In a decade when Glen Campbell and Bobby Goldsboro were crooning the softer side of life, Willie, along with the like-minded and hard-partying Waylon Jennings, made an indelible mark on the Austin music scene.
He took it by storm when he teamed up with Waylon Jennings, Jessie Colter and Tompall Glaser for the Outlaw albums, answering a call to a honky-tonk era that had crossed over the rural-urban boundaries and shouted for some boot-stompin', whiskey-drinkin' music.
In the '80s, Willie sought to recreate that success by making more albums with industry greats.
The "Honeysuckle Rose" sound track album for the movie of the same name was a rowdy rendition of Willie's life "On the Road Again."
Willie and his down-home Texas buddies, including Western-swing fiddle legend Johnny Gimble, songwriter Hank Cochran and the sultry songbird Emmy Lou Harris gave the album a good-timin' vibe that has people, still today, humming the signature song every time they pull out on the highway.
Willie cranked out al-bums with Waylon Jennings, Ray Price, Roger Miller, Faron Young, Hank Snow, Webb Pierce and Kris Kristofferson.
With Merle Haggard in the "Pancho and Lefty" album, the duo gave musical notes to their bad-boy personas with a series of boozer-loser ballads that packed a wallop right up to the "Reasons To Quit" and "No Reason To Quit" double play.
Dubbed the "supergroup" of them all was The Highwaymen, Willie's 10-year gig with Kris Kristofferson, Waylon Jennings and Johnny Cash. These four legends of outlaw country music recorded three major label albums and a number one hit penned by Kristofferson, called, of course, "Highwayman".
Willie has written more than 2,500 songs and recorded hundreds of albums. Aside from his brilliance as a song writer and musician, he's funny and charming with a charisma that emanates from the very core of his powerful and oftentimes rebellious nature.
From the 1985 Farm Aid benefit concerts that raised money for American farmers, to the Willie-Aid album, "Who'll Buy My Memories?" made to help him pay off his IRS debts, to his confession of smoking pot before his appearance on "The Larry King Show", Willie continued to perpetuate his personification of the country rebel.

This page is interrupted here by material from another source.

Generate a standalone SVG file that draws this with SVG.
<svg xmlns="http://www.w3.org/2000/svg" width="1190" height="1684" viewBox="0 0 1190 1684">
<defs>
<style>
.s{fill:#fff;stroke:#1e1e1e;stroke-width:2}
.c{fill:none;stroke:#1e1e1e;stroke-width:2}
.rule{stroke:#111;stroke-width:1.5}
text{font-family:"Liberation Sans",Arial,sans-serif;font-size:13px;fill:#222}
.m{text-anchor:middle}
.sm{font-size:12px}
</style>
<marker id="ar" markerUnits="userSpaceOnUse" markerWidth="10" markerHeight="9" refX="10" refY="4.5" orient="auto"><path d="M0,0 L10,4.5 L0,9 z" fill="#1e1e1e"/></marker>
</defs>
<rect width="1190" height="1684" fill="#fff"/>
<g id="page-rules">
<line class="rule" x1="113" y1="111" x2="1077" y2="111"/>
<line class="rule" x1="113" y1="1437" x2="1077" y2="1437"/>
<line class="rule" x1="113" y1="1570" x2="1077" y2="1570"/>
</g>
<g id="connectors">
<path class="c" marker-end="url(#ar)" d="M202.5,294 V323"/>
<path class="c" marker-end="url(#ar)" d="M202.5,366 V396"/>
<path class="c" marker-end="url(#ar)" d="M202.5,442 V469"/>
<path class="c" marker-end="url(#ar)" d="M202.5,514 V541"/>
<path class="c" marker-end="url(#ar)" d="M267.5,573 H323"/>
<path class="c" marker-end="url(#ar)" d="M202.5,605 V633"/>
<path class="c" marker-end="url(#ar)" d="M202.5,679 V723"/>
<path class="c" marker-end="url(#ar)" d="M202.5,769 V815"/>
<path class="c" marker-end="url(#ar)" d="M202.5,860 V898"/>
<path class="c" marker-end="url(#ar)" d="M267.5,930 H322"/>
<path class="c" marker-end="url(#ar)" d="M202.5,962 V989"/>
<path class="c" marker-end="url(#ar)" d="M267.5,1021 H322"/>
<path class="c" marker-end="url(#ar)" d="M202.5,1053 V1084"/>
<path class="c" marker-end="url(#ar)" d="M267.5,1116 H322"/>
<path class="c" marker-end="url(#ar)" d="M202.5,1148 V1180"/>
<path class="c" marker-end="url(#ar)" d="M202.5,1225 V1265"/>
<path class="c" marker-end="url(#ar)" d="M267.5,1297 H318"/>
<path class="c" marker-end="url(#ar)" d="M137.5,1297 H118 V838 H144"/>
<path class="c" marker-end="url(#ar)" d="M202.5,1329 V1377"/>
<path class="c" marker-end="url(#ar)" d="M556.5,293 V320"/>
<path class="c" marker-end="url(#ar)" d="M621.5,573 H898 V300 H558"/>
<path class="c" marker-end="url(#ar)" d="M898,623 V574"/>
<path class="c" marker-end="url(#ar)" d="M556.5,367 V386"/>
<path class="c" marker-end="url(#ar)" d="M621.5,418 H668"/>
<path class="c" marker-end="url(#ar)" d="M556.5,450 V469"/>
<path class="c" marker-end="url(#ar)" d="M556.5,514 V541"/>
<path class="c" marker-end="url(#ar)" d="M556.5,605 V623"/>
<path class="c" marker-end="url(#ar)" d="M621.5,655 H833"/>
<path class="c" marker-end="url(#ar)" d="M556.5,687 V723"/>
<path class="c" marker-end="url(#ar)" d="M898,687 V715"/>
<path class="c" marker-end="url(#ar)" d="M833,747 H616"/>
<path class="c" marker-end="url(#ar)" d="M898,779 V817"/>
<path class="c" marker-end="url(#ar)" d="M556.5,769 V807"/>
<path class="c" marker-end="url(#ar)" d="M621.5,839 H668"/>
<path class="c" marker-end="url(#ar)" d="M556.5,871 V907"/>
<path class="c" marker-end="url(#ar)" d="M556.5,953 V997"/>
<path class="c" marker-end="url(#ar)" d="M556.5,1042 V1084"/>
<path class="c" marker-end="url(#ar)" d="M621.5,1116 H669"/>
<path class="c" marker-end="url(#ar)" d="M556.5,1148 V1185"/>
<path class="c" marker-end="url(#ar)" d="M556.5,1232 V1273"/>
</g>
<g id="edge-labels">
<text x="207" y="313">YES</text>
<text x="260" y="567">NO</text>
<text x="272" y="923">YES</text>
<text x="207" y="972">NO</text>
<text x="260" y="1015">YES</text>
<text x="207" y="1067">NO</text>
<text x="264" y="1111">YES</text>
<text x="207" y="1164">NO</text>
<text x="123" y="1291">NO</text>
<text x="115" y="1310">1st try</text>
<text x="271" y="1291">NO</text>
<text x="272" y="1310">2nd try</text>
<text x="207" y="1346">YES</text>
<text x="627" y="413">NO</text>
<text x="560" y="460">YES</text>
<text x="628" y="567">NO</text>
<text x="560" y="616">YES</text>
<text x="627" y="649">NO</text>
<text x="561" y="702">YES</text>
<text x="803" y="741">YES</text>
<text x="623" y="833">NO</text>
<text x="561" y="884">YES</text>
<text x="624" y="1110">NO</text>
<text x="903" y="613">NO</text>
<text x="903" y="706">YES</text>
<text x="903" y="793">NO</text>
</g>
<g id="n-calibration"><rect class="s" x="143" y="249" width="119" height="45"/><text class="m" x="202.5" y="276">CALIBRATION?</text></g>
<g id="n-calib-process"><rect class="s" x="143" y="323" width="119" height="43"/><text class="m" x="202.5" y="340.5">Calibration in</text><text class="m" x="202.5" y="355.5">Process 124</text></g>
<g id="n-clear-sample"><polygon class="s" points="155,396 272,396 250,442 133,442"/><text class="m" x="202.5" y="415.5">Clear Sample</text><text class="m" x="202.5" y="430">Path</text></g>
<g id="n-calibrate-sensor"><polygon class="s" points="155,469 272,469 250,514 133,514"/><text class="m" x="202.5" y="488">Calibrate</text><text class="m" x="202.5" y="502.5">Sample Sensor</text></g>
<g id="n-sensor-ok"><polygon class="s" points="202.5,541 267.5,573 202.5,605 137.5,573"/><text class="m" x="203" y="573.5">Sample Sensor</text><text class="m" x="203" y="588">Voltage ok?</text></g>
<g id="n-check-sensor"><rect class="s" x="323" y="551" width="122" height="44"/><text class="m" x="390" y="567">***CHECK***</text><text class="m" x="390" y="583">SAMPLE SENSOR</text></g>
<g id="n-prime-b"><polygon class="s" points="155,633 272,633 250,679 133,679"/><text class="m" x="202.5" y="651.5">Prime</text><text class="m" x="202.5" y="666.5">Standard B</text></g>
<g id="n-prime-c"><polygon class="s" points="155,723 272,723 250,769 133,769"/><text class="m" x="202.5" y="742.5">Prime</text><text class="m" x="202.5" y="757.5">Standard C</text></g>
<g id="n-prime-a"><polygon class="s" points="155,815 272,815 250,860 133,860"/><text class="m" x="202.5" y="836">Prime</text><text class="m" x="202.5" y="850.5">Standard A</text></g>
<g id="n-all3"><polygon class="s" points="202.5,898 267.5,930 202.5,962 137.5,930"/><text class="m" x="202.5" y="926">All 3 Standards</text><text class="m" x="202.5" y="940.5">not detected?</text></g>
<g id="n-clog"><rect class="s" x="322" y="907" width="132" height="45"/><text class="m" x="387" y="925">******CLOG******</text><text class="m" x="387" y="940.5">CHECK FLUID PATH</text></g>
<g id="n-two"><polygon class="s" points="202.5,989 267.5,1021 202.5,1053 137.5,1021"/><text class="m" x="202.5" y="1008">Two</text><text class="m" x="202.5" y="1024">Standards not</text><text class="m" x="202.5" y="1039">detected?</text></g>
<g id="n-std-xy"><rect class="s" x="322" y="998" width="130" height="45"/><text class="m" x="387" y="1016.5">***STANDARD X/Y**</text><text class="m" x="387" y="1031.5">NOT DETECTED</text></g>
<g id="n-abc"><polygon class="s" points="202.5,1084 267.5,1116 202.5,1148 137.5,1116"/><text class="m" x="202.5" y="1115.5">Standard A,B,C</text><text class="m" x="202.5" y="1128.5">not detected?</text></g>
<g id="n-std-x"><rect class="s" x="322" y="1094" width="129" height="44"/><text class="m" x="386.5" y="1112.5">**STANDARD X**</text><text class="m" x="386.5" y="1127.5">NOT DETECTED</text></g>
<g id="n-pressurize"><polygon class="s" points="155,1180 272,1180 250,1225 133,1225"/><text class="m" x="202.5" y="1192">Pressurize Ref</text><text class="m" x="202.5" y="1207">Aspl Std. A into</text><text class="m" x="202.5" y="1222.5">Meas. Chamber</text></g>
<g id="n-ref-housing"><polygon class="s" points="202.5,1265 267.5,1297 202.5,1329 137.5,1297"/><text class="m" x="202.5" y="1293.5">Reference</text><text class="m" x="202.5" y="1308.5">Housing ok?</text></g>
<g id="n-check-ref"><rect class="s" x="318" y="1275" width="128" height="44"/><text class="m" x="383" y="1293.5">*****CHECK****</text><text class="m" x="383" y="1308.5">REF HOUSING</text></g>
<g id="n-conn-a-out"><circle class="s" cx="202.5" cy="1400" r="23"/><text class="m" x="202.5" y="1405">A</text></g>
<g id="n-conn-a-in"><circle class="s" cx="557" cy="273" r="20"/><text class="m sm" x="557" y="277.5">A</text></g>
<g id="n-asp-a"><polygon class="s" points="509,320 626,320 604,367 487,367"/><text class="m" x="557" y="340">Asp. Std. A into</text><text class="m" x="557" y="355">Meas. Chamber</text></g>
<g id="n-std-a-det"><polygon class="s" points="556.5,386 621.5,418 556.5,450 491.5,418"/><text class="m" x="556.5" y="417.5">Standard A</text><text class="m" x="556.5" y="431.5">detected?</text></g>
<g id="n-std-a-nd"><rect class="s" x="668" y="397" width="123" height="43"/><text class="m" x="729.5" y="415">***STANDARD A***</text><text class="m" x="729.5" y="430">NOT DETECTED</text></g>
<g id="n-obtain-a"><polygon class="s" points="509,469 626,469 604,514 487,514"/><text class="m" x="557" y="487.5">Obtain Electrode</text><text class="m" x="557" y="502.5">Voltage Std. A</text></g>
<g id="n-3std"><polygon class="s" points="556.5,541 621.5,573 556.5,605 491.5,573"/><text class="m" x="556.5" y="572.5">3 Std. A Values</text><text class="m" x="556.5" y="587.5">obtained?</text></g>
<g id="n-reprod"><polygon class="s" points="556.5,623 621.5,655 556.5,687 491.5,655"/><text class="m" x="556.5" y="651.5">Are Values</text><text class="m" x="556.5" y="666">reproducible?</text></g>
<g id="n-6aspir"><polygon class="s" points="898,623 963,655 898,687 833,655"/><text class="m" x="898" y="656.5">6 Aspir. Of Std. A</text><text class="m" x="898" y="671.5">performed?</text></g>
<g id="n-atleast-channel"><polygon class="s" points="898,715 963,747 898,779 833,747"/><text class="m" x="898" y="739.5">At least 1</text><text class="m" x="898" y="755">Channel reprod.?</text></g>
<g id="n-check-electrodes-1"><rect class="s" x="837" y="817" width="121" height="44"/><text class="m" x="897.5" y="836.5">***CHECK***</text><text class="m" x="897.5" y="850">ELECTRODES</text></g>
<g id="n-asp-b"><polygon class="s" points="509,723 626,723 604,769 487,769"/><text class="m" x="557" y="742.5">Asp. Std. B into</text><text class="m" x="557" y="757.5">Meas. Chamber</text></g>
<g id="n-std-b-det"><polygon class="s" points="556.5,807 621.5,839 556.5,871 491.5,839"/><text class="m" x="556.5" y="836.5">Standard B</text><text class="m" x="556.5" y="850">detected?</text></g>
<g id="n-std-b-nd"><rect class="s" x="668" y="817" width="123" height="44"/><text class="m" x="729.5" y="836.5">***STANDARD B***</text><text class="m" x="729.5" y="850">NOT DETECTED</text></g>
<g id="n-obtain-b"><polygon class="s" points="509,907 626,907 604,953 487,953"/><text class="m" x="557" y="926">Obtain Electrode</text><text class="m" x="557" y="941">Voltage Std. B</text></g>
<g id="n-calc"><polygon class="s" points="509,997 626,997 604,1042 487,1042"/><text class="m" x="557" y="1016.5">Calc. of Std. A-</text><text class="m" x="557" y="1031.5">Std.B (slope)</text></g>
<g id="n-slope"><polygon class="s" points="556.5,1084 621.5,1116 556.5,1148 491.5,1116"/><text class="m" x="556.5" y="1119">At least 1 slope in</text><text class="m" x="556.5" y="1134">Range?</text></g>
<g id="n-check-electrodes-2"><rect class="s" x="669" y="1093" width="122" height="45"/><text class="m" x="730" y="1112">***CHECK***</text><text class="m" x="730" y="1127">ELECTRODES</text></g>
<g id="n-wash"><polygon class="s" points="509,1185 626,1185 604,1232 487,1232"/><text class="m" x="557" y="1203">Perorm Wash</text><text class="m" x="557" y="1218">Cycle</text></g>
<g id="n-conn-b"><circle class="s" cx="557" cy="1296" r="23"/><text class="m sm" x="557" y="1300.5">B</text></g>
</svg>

Gray, grizzled and without the signature braids, Willie's unmistakable voice, the one that Nashville turned its back on a half a century ago, is still without equal in its uni-quely "just Willie" way.
The evolution of Willie. You don't have to be a Willie Nelson fan to recognize the legend in his story.
But it seems now, that it was only yesterday
Gee, ain't it funny, how time slips away.